◆ Exercise aim
Can you output the material exactly as written, minus any pictures it holds?

◆ Given information
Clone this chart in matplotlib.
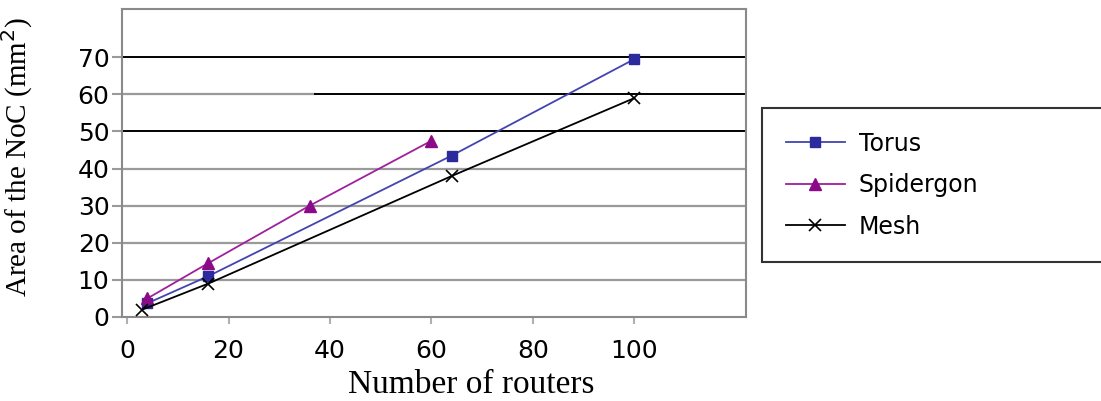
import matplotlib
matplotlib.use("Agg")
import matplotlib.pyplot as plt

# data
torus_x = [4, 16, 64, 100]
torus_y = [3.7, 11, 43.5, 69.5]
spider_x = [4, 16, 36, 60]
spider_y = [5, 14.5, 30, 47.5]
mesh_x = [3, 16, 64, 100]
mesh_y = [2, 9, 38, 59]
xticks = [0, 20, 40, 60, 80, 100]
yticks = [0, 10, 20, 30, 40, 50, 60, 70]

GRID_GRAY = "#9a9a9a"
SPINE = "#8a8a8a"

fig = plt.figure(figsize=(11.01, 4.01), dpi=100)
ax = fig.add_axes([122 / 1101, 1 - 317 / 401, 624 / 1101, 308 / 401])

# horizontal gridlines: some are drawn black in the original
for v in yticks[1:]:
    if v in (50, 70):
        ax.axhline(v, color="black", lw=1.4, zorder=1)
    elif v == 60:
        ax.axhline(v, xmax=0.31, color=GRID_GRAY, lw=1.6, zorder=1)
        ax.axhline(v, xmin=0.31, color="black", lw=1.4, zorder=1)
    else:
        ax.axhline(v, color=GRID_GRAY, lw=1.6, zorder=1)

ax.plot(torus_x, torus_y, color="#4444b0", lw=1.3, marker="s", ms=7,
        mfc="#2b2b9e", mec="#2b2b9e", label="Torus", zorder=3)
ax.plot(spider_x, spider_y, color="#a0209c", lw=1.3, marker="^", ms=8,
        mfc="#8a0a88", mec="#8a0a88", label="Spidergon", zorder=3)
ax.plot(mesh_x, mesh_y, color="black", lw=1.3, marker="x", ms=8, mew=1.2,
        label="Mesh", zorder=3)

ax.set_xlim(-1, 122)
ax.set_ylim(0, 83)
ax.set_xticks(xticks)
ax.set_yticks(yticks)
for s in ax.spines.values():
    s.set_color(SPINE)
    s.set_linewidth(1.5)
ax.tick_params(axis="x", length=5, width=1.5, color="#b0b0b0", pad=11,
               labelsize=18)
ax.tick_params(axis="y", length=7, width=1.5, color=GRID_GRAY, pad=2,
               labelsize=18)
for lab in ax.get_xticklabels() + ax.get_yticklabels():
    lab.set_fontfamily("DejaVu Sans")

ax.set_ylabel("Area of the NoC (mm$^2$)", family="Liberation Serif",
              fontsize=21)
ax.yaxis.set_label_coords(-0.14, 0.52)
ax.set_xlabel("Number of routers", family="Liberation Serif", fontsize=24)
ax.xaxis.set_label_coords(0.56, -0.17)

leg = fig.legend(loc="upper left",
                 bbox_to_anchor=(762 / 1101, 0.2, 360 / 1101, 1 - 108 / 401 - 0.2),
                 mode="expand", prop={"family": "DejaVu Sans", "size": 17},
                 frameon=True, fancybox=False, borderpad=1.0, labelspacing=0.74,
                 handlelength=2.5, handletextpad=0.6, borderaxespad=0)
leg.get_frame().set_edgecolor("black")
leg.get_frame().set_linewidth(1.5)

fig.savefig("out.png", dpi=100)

◆ Exercise solution
Clone this chart in matplotlib.
import matplotlib
matplotlib.use("Agg")
import matplotlib.pyplot as plt

# data
torus_x = [4, 16, 64, 100]
torus_y = [3.7, 11, 43.5, 69.5]
spider_x = [4, 16, 36, 60]
spider_y = [5, 14.5, 30, 47.5]
mesh_x = [3, 16, 64, 100]
mesh_y = [2, 9, 38, 59]
xticks = [0, 20, 40, 60, 80, 100]
yticks = [0, 10, 20, 30, 40, 50, 60, 70]

GRID_GRAY = "#9a9a9a"
SPINE = "#8a8a8a"

fig = plt.figure(figsize=(11.01, 4.01), dpi=100)
ax = fig.add_axes([122 / 1101, 1 - 317 / 401, 624 / 1101, 308 / 401])

# horizontal gridlines: some are drawn black in the original
for v in yticks[1:]:
    if v in (50, 70):
        ax.axhline(v, color="black", lw=1.4, zorder=1)
    elif v == 60:
        ax.axhline(v, xmax=0.31, color=GRID_GRAY, lw=1.6, zorder=1)
        ax.axhline(v, xmin=0.31, color="black", lw=1.4, zorder=1)
    else:
        ax.axhline(v, color=GRID_GRAY, lw=1.6, zorder=1)

ax.plot(torus_x, torus_y, color="#4444b0", lw=1.3, marker="s", ms=7,
        mfc="#2b2b9e", mec="#2b2b9e", label="Torus", zorder=3)
ax.plot(spider_x, spider_y, color="#a0209c", lw=1.3, marker="^", ms=8,
        mfc="#8a0a88", mec="#8a0a88", label="Spidergon", zorder=3)
ax.plot(mesh_x, mesh_y, color="black", lw=1.3, marker="x", ms=8, mew=1.2,
        label="Mesh", zorder=3)

ax.set_xlim(-1, 122)
ax.set_ylim(0, 83)
ax.set_xticks(xticks)
ax.set_yticks(yticks)
for s in ax.spines.values():
    s.set_color(SPINE)
    s.set_linewidth(1.5)
ax.tick_params(axis="x", length=5, width=1.5, color="#b0b0b0", pad=11,
               labelsize=18)
ax.tick_params(axis="y", length=7, width=1.5, color=GRID_GRAY, pad=2,
               labelsize=18)
for lab in ax.get_xticklabels() + ax.get_yticklabels():
    lab.set_fontfamily("DejaVu Sans")

ax.set_ylabel("Area of the NoC (mm$^2$)", family="Liberation Serif",
              fontsize=21)
ax.yaxis.set_label_coords(-0.14, 0.52)
ax.set_xlabel("Number of routers", family="Liberation Serif", fontsize=24)
ax.xaxis.set_label_coords(0.56, -0.17)

leg = fig.legend(loc="upper left",
                 bbox_to_anchor=(762 / 1101, 0.2, 360 / 1101, 1 - 108 / 401 - 0.2),
                 mode="expand", prop={"family": "DejaVu Sans", "size": 17},
                 frameon=True, fancybox=False, borderpad=1.0, labelspacing=0.74,
                 handlelength=2.5, handletextpad=0.6, borderaxespad=0)
leg.get_frame().set_edgecolor("black")
leg.get_frame().set_linewidth(1.5)

fig.savefig("out.png", dpi=100)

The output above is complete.